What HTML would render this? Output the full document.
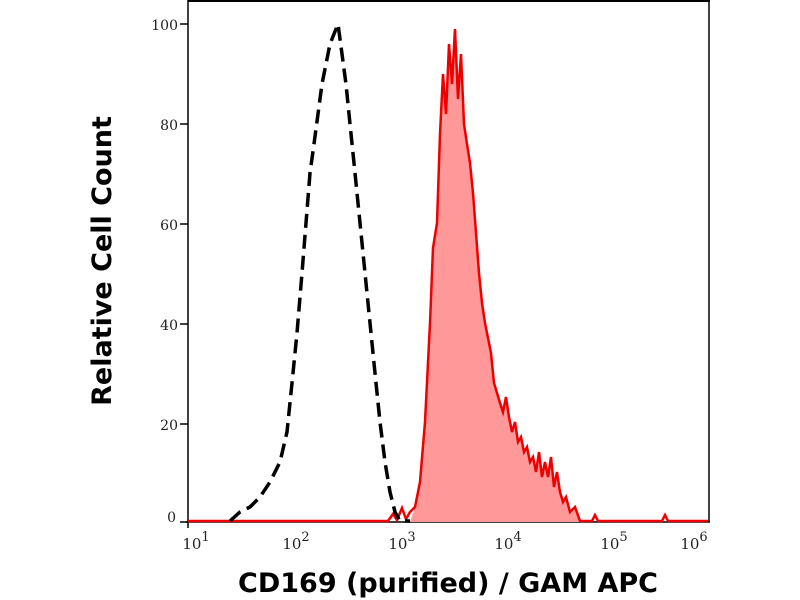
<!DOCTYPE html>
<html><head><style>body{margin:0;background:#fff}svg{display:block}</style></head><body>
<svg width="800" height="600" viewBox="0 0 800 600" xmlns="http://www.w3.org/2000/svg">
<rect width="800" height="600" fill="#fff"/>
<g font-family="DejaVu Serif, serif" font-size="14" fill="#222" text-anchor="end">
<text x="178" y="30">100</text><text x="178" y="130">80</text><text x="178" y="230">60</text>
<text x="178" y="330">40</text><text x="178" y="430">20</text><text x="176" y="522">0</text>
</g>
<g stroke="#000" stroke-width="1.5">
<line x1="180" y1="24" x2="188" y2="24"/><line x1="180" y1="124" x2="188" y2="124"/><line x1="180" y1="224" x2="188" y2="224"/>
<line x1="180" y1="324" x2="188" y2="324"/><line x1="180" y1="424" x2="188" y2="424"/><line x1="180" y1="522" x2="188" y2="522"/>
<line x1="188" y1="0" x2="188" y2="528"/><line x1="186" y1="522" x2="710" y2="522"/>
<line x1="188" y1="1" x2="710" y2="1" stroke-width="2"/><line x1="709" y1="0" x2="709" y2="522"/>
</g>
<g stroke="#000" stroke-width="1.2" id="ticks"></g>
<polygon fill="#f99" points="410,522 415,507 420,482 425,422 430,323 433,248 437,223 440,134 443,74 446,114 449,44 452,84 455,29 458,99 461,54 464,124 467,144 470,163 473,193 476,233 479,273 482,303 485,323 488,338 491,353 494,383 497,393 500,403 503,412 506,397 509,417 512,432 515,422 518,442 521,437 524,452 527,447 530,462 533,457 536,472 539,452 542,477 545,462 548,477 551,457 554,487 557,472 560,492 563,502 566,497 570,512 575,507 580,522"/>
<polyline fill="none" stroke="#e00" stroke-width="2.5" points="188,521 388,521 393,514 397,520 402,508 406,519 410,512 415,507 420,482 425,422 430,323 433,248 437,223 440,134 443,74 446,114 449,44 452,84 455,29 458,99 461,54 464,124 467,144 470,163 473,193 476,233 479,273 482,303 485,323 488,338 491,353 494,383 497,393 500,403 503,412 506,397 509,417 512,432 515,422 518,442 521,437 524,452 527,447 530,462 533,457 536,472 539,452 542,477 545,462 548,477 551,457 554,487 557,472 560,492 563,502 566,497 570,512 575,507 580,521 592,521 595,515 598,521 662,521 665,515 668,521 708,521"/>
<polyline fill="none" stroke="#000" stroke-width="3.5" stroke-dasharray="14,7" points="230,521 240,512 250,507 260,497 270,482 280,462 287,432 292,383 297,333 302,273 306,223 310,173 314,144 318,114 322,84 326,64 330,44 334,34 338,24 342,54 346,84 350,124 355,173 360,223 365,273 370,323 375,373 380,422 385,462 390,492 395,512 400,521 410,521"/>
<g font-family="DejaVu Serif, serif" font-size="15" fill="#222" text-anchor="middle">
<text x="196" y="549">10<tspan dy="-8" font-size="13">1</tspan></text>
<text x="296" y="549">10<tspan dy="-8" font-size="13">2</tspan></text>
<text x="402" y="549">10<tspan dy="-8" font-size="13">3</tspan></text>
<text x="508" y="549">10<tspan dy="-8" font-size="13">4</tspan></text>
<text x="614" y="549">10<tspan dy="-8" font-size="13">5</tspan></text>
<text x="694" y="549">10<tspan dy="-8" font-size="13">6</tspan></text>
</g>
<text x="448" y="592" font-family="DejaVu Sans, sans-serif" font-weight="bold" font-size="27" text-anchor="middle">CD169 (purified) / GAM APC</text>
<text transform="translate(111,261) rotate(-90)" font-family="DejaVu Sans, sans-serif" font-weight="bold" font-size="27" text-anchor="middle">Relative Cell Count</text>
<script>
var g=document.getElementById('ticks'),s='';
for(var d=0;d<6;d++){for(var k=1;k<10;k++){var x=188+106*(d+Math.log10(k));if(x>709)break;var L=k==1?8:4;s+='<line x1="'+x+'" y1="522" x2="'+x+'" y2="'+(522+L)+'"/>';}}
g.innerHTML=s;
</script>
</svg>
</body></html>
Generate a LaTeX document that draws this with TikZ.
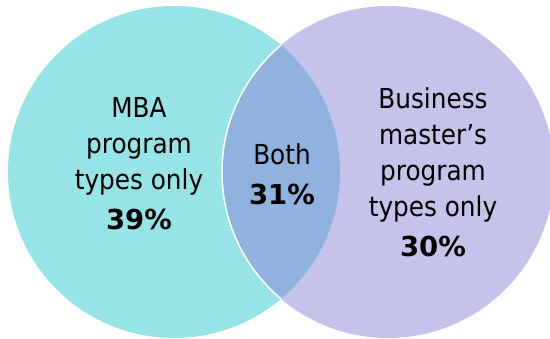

......

*Goal*
With the pictures omitted, reproduce the records in full and exactly.

*Reply to the exercise*
What HTML would render this? Output the full document.
<!DOCTYPE html>
<html><head><style>body{margin:0;background:#fff}svg{display:block}</style></head><body>
<svg width="800" height="600" viewBox="0 0 800 600" xmlns="http://www.w3.org/2000/svg">
<rect width="800" height="600" fill="#fff"/>
<g font-family="DejaVu Serif, serif" font-size="14" fill="#222" text-anchor="end">
<text x="178" y="30">100</text><text x="178" y="130">80</text><text x="178" y="230">60</text>
<text x="178" y="330">40</text><text x="178" y="430">20</text><text x="176" y="522">0</text>
</g>
<g stroke="#000" stroke-width="1.5">
<line x1="180" y1="24" x2="188" y2="24"/><line x1="180" y1="124" x2="188" y2="124"/><line x1="180" y1="224" x2="188" y2="224"/>
<line x1="180" y1="324" x2="188" y2="324"/><line x1="180" y1="424" x2="188" y2="424"/><line x1="180" y1="522" x2="188" y2="522"/>
<line x1="188" y1="0" x2="188" y2="528"/><line x1="186" y1="522" x2="710" y2="522"/>
<line x1="188" y1="1" x2="710" y2="1" stroke-width="2"/><line x1="709" y1="0" x2="709" y2="522"/>
</g>
<g stroke="#000" stroke-width="1.2" id="ticks"></g>
<polygon fill="#f99" points="410,522 415,507 420,482 425,422 430,323 433,248 437,223 440,134 443,74 446,114 449,44 452,84 455,29 458,99 461,54 464,124 467,144 470,163 473,193 476,233 479,273 482,303 485,323 488,338 491,353 494,383 497,393 500,403 503,412 506,397 509,417 512,432 515,422 518,442 521,437 524,452 527,447 530,462 533,457 536,472 539,452 542,477 545,462 548,477 551,457 554,487 557,472 560,492 563,502 566,497 570,512 575,507 580,522"/>
<polyline fill="none" stroke="#e00" stroke-width="2.5" points="188,521 388,521 393,514 397,520 402,508 406,519 410,512 415,507 420,482 425,422 430,323 433,248 437,223 440,134 443,74 446,114 449,44 452,84 455,29 458,99 461,54 464,124 467,144 470,163 473,193 476,233 479,273 482,303 485,323 488,338 491,353 494,383 497,393 500,403 503,412 506,397 509,417 512,432 515,422 518,442 521,437 524,452 527,447 530,462 533,457 536,472 539,452 542,477 545,462 548,477 551,457 554,487 557,472 560,492 563,502 566,497 570,512 575,507 580,521 592,521 595,515 598,521 662,521 665,515 668,521 708,521"/>
<polyline fill="none" stroke="#000" stroke-width="3.5" stroke-dasharray="14,7" points="230,521 240,512 250,507 260,497 270,482 280,462 287,432 292,383 297,333 302,273 306,223 310,173 314,144 318,114 322,84 326,64 330,44 334,34 338,24 342,54 346,84 350,124 355,173 360,223 365,273 370,323 375,373 380,422 385,462 390,492 395,512 400,521 410,521"/>
<g font-family="DejaVu Serif, serif" font-size="15" fill="#222" text-anchor="middle">
<text x="196" y="549">10<tspan dy="-8" font-size="13">1</tspan></text>
<text x="296" y="549">10<tspan dy="-8" font-size="13">2</tspan></text>
<text x="402" y="549">10<tspan dy="-8" font-size="13">3</tspan></text>
<text x="508" y="549">10<tspan dy="-8" font-size="13">4</tspan></text>
<text x="614" y="549">10<tspan dy="-8" font-size="13">5</tspan></text>
<text x="694" y="549">10<tspan dy="-8" font-size="13">6</tspan></text>
</g>
<text x="448" y="592" font-family="DejaVu Sans, sans-serif" font-weight="bold" font-size="27" text-anchor="middle">CD169 (purified) / GAM APC</text>
<text transform="translate(111,261) rotate(-90)" font-family="DejaVu Sans, sans-serif" font-weight="bold" font-size="27" text-anchor="middle">Relative Cell Count</text>
<script>
var g=document.getElementById('ticks'),s='';
for(var d=0;d<6;d++){for(var k=1;k<10;k++){var x=188+106*(d+Math.log10(k));if(x>709)break;var L=k==1?8:4;s+='<line x1="'+x+'" y1="522" x2="'+x+'" y2="'+(522+L)+'"/>';}}
g.innerHTML=s;
</script>
</svg>
</body></html>
Generate a LaTeX document that draws this with TikZ.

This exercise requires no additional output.